TASK REQUIREMENTS - Reproduce every line of the material below, but drop the pictures.

-- Start DATA EXCERPT --

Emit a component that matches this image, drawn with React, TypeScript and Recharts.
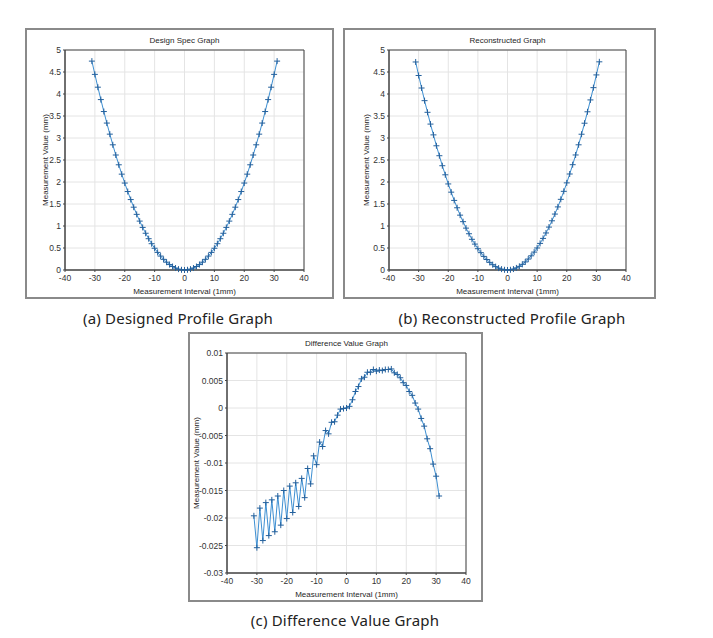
import { LineChart, Line, XAxis, YAxis, CartesianGrid, ReferenceArea } from 'recharts'

const xs = [
  -31, -30, -29, -28, -27, -26, -25, -24, -23, -22, -21, -20, -19, -18, -17, -16,
  -15, -14, -13, -12, -11, -10, -9, -8, -7, -6, -5, -4, -3, -2, -1, 0,
  1, 2, 3, 4, 5, 6, 7, 8, 9, 10, 11, 12, 13, 14, 15, 16,
  17, 18, 19, 20, 21, 22, 23, 24, 25, 26, 27, 28, 29, 30, 31,
]

const designSpec = [
  4.7473, 4.446, 4.1545, 3.873, 3.6013, 3.3394, 3.0875, 2.8454, 2.6133, 2.391, 2.1785, 1.976, 1.7833, 1.6006, 1.4277, 1.2646,
  1.1115, 0.9682, 0.8349, 0.7114, 0.5977, 0.494, 0.4001, 0.3162, 0.2421, 0.1778, 0.1235, 0.079, 0.0445, 0.0198, 0.0049, 0,
  0.0049, 0.0198, 0.0445, 0.079, 0.1235, 0.1778, 0.2421, 0.3162, 0.4001, 0.494, 0.5977, 0.7114, 0.8349, 0.9682, 1.1115, 1.2646,
  1.4277, 1.6006, 1.7833, 1.976, 2.1785, 2.391, 2.6133, 2.8454, 3.0875, 3.3394, 3.6013, 3.873, 4.1545, 4.446, 4.7473,
]

const reconstructed = [
  4.7277, 4.4206, 4.1363, 3.8489, 3.5841, 3.3162, 3.0708, 2.8229, 2.5973, 2.3697, 2.1635, 1.9559, 1.7691, 1.5816, 1.4141, 1.2467,
  1.0987, 0.9519, 0.8239, 0.6976, 0.589, 0.4837, 0.3939, 0.3092, 0.238, 0.1731, 0.1209, 0.0765, 0.0432, 0.0196, 0.0048, 0,
  0.0052, 0.0213, 0.0475, 0.0829, 0.1288, 0.1834, 0.2486, 0.3227, 0.4071, 0.5007, 0.6046, 0.7182, 0.8419, 0.9752, 1.1186, 1.271,
  1.4338, 1.6061, 1.7879, 1.9801, 2.1815, 2.3933, 2.6142, 2.8452, 3.0856, 3.3361, 3.5957, 3.8656, 4.1443, 4.4336, 4.7313,
]

const difference = [
  -0.0196, -0.0254, -0.0182, -0.0241, -0.0172, -0.0232, -0.0167, -0.0225, -0.016, -0.0213, -0.015, -0.0201, -0.0142, -0.019, -0.0136, -0.0179,
  -0.0128, -0.0163, -0.011, -0.0138, -0.0087, -0.0103, -0.0062, -0.007, -0.0041, -0.0047, -0.0026, -0.0025, -0.0013, -0.0002, -0.0001, 0,
  0.0003, 0.0015, 0.003, 0.0039, 0.0053, 0.0056, 0.0065, 0.0065, 0.007, 0.0067, 0.0069, 0.0068, 0.007, 0.007, 0.0071, 0.0064,
  0.0061, 0.0055, 0.0046, 0.0041, 0.003, 0.0023, 0.0009, -0.0002, -0.0019, -0.0033, -0.0056, -0.0074, -0.0102, -0.0124, -0.016,
]

const xTicks = [-40, -30, -20, -10, 0, 10, 20, 30, 40]
const profileTicks = [0, 0.5, 1, 1.5, 2, 2.5, 3, 3.5, 4, 4.5, 5]
const diffTicks = [-0.03, -0.025, -0.02, -0.015, -0.01, -0.005, 0, 0.005, 0.01]

const axisFont = "'Liberation Sans', Arial, sans-serif"
const capFont = "'Noto Sans', 'Noto Sans CJK KR', sans-serif"

const Plus = (props: any) => {
  const { cx, cy, index } = props
  if (cx == null || cy == null) return <g key={index} />
  return (
    <path
      key={index}
      d={`M${cx - 3},${cy}H${cx + 3}M${cx},${cy - 3}V${cy + 3}`}
      stroke="#24609c"
      strokeWidth={1}
      fill="none"
    />
  )
}

function Panel({ left, top, w, h, m, values, yDomain, yTicks, title, ylabX }: any) {
  const data = xs.map((x, i) => ({ x, y: values[i] }))
  const plotL = left + m.l
  const plotR = left + w - m.r
  const cx = (plotL + plotR) / 2
  const plotT = top + m.t
  const plotB = top + h - m.b
  const txt = { position: 'absolute', fontFamily: axisFont, fontSize: 8, color: '#262626', whiteSpace: 'nowrap', lineHeight: '10px' } as any
  return (
    <>
      <div style={{ position: 'absolute', left, top, width: w, height: h, boxSizing: 'border-box', border: '2px solid #8a8a8a' }} />
      <div style={{ position: 'absolute', left, top }}>
        <LineChart width={w} height={h} data={data} margin={{ top: m.t, right: m.r, bottom: 0, left: 0 }}>
          <CartesianGrid stroke="#e4e4e4" />
          <XAxis
            dataKey="x"
            type="number"
            domain={[-40, 40]}
            ticks={xTicks}
            height={m.b}
            tickSize={2}
            tickMargin={3}
            stroke="#444"
            tick={{ fontSize: 8.5, fill: '#333', fontFamily: axisFont }}
          />
          <YAxis
            type="number"
            domain={yDomain}
            ticks={yTicks}
            width={m.l}
            tickSize={2}
            tickMargin={2}
            stroke="#444"
            interval={0}
            tick={{ fontSize: 8.5, fill: '#333', fontFamily: axisFont }}
          />
          <ReferenceArea x1={-40} x2={40} y1={yDomain[0]} y2={yDomain[1]} fill="none" stroke="#444" strokeWidth={1} />
          <Line
            type="linear"
            dataKey="y"
            stroke="#3d8fd2"
            strokeWidth={1}
            dot={Plus}
            activeDot={false}
            isAnimationActive={false}
          />
        </LineChart>
      </div>
      <div style={{ ...txt, left: cx, top: plotT - 14, transform: 'translateX(-50%)' }}>{title}</div>
      <div style={{ ...txt, left: cx, top: plotB + 17, transform: 'translateX(-50%)' }}>Measurement Interval (1mm)</div>
      <div style={{ ...txt, left: ylabX, top: (plotT + plotB) / 2, transform: 'translate(-50%, -50%) rotate(-90deg)' }}>
        Measurement Value (mm)
      </div>
    </>
  )
}

const Caption = ({ x, y, text }: any) => (
  <div
    style={{
      position: 'absolute', left: x, top: y, transform: 'translate(-50%, -50%)',
      fontFamily: capFont, fontSize: 15, color: '#222', whiteSpace: 'nowrap', letterSpacing: 0.2,
    }}
  >
    {text}
  </div>
)

export default function App() {
  return (
    <div style={{ position: 'absolute', left: 0, top: 0, width: 713, height: 638, background: '#fff', overflow: 'hidden' }}>
      <Panel
        left={25} top={28} w={309} h={271}
        m={{ l: 40, t: 22, r: 30, b: 29 }}
        values={designSpec} yDomain={[0, 5]} yTicks={profileTicks}
        title="Design Spec Graph" ylabX={46}
      />
      <Panel
        left={343} top={28} w={313} h={271}
        m={{ l: 46, t: 22, r: 30, b: 29 }}
        values={reconstructed} yDomain={[0, 5]} yTicks={profileTicks}
        title="Reconstructed Graph" ylabX={367}
      />
      <Panel
        left={188} top={332} w={295} h={270}
        m={{ l: 39, t: 21, r: 17, b: 29 }}
        values={difference} yDomain={[-0.03, 0.01]} yTicks={diffTicks}
        title="Difference Value Graph" ylabX={197}
      />
      <Caption x={178} y={318} text="(a) Designed Profile Graph" />
      <Caption x={512} y={318} text="(b) Reconstructed Profile Graph" />
      <Caption x={345} y={620} text="(c) Difference Value Graph" />
    </div>
  )
}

-- End DATA EXCERPT --

FULL RESPONSE -
Emit a component that matches this image, drawn with React, TypeScript and Recharts.
import { LineChart, Line, XAxis, YAxis, CartesianGrid, ReferenceArea } from 'recharts'

const xs = [
  -31, -30, -29, -28, -27, -26, -25, -24, -23, -22, -21, -20, -19, -18, -17, -16,
  -15, -14, -13, -12, -11, -10, -9, -8, -7, -6, -5, -4, -3, -2, -1, 0,
  1, 2, 3, 4, 5, 6, 7, 8, 9, 10, 11, 12, 13, 14, 15, 16,
  17, 18, 19, 20, 21, 22, 23, 24, 25, 26, 27, 28, 29, 30, 31,
]

const designSpec = [
  4.7473, 4.446, 4.1545, 3.873, 3.6013, 3.3394, 3.0875, 2.8454, 2.6133, 2.391, 2.1785, 1.976, 1.7833, 1.6006, 1.4277, 1.2646,
  1.1115, 0.9682, 0.8349, 0.7114, 0.5977, 0.494, 0.4001, 0.3162, 0.2421, 0.1778, 0.1235, 0.079, 0.0445, 0.0198, 0.0049, 0,
  0.0049, 0.0198, 0.0445, 0.079, 0.1235, 0.1778, 0.2421, 0.3162, 0.4001, 0.494, 0.5977, 0.7114, 0.8349, 0.9682, 1.1115, 1.2646,
  1.4277, 1.6006, 1.7833, 1.976, 2.1785, 2.391, 2.6133, 2.8454, 3.0875, 3.3394, 3.6013, 3.873, 4.1545, 4.446, 4.7473,
]

const reconstructed = [
  4.7277, 4.4206, 4.1363, 3.8489, 3.5841, 3.3162, 3.0708, 2.8229, 2.5973, 2.3697, 2.1635, 1.9559, 1.7691, 1.5816, 1.4141, 1.2467,
  1.0987, 0.9519, 0.8239, 0.6976, 0.589, 0.4837, 0.3939, 0.3092, 0.238, 0.1731, 0.1209, 0.0765, 0.0432, 0.0196, 0.0048, 0,
  0.0052, 0.0213, 0.0475, 0.0829, 0.1288, 0.1834, 0.2486, 0.3227, 0.4071, 0.5007, 0.6046, 0.7182, 0.8419, 0.9752, 1.1186, 1.271,
  1.4338, 1.6061, 1.7879, 1.9801, 2.1815, 2.3933, 2.6142, 2.8452, 3.0856, 3.3361, 3.5957, 3.8656, 4.1443, 4.4336, 4.7313,
]

const difference = [
  -0.0196, -0.0254, -0.0182, -0.0241, -0.0172, -0.0232, -0.0167, -0.0225, -0.016, -0.0213, -0.015, -0.0201, -0.0142, -0.019, -0.0136, -0.0179,
  -0.0128, -0.0163, -0.011, -0.0138, -0.0087, -0.0103, -0.0062, -0.007, -0.0041, -0.0047, -0.0026, -0.0025, -0.0013, -0.0002, -0.0001, 0,
  0.0003, 0.0015, 0.003, 0.0039, 0.0053, 0.0056, 0.0065, 0.0065, 0.007, 0.0067, 0.0069, 0.0068, 0.007, 0.007, 0.0071, 0.0064,
  0.0061, 0.0055, 0.0046, 0.0041, 0.003, 0.0023, 0.0009, -0.0002, -0.0019, -0.0033, -0.0056, -0.0074, -0.0102, -0.0124, -0.016,
]

const xTicks = [-40, -30, -20, -10, 0, 10, 20, 30, 40]
const profileTicks = [0, 0.5, 1, 1.5, 2, 2.5, 3, 3.5, 4, 4.5, 5]
const diffTicks = [-0.03, -0.025, -0.02, -0.015, -0.01, -0.005, 0, 0.005, 0.01]

const axisFont = "'Liberation Sans', Arial, sans-serif"
const capFont = "'Noto Sans', 'Noto Sans CJK KR', sans-serif"

const Plus = (props: any) => {
  const { cx, cy, index } = props
  if (cx == null || cy == null) return <g key={index} />
  return (
    <path
      key={index}
      d={`M${cx - 3},${cy}H${cx + 3}M${cx},${cy - 3}V${cy + 3}`}
      stroke="#24609c"
      strokeWidth={1}
      fill="none"
    />
  )
}

function Panel({ left, top, w, h, m, values, yDomain, yTicks, title, ylabX }: any) {
  const data = xs.map((x, i) => ({ x, y: values[i] }))
  const plotL = left + m.l
  const plotR = left + w - m.r
  const cx = (plotL + plotR) / 2
  const plotT = top + m.t
  const plotB = top + h - m.b
  const txt = { position: 'absolute', fontFamily: axisFont, fontSize: 8, color: '#262626', whiteSpace: 'nowrap', lineHeight: '10px' } as any
  return (
    <>
      <div style={{ position: 'absolute', left, top, width: w, height: h, boxSizing: 'border-box', border: '2px solid #8a8a8a' }} />
      <div style={{ position: 'absolute', left, top }}>
        <LineChart width={w} height={h} data={data} margin={{ top: m.t, right: m.r, bottom: 0, left: 0 }}>
          <CartesianGrid stroke="#e4e4e4" />
          <XAxis
            dataKey="x"
            type="number"
            domain={[-40, 40]}
            ticks={xTicks}
            height={m.b}
            tickSize={2}
            tickMargin={3}
            stroke="#444"
            tick={{ fontSize: 8.5, fill: '#333', fontFamily: axisFont }}
          />
          <YAxis
            type="number"
            domain={yDomain}
            ticks={yTicks}
            width={m.l}
            tickSize={2}
            tickMargin={2}
            stroke="#444"
            interval={0}
            tick={{ fontSize: 8.5, fill: '#333', fontFamily: axisFont }}
          />
          <ReferenceArea x1={-40} x2={40} y1={yDomain[0]} y2={yDomain[1]} fill="none" stroke="#444" strokeWidth={1} />
          <Line
            type="linear"
            dataKey="y"
            stroke="#3d8fd2"
            strokeWidth={1}
            dot={Plus}
            activeDot={false}
            isAnimationActive={false}
          />
        </LineChart>
      </div>
      <div style={{ ...txt, left: cx, top: plotT - 14, transform: 'translateX(-50%)' }}>{title}</div>
      <div style={{ ...txt, left: cx, top: plotB + 17, transform: 'translateX(-50%)' }}>Measurement Interval (1mm)</div>
      <div style={{ ...txt, left: ylabX, top: (plotT + plotB) / 2, transform: 'translate(-50%, -50%) rotate(-90deg)' }}>
        Measurement Value (mm)
      </div>
    </>
  )
}

const Caption = ({ x, y, text }: any) => (
  <div
    style={{
      position: 'absolute', left: x, top: y, transform: 'translate(-50%, -50%)',
      fontFamily: capFont, fontSize: 15, color: '#222', whiteSpace: 'nowrap', letterSpacing: 0.2,
    }}
  >
    {text}
  </div>
)

export default function App() {
  return (
    <div style={{ position: 'absolute', left: 0, top: 0, width: 713, height: 638, background: '#fff', overflow: 'hidden' }}>
      <Panel
        left={25} top={28} w={309} h={271}
        m={{ l: 40, t: 22, r: 30, b: 29 }}
        values={designSpec} yDomain={[0, 5]} yTicks={profileTicks}
        title="Design Spec Graph" ylabX={46}
      />
      <Panel
        left={343} top={28} w={313} h={271}
        m={{ l: 46, t: 22, r: 30, b: 29 }}
        values={reconstructed} yDomain={[0, 5]} yTicks={profileTicks}
        title="Reconstructed Graph" ylabX={367}
      />
      <Panel
        left={188} top={332} w={295} h={270}
        m={{ l: 39, t: 21, r: 17, b: 29 }}
        values={difference} yDomain={[-0.03, 0.01]} yTicks={diffTicks}
        title="Difference Value Graph" ylabX={197}
      />
      <Caption x={178} y={318} text="(a) Designed Profile Graph" />
      <Caption x={512} y={318} text="(b) Reconstructed Profile Graph" />
      <Caption x={345} y={620} text="(c) Difference Value Graph" />
    </div>
  )
}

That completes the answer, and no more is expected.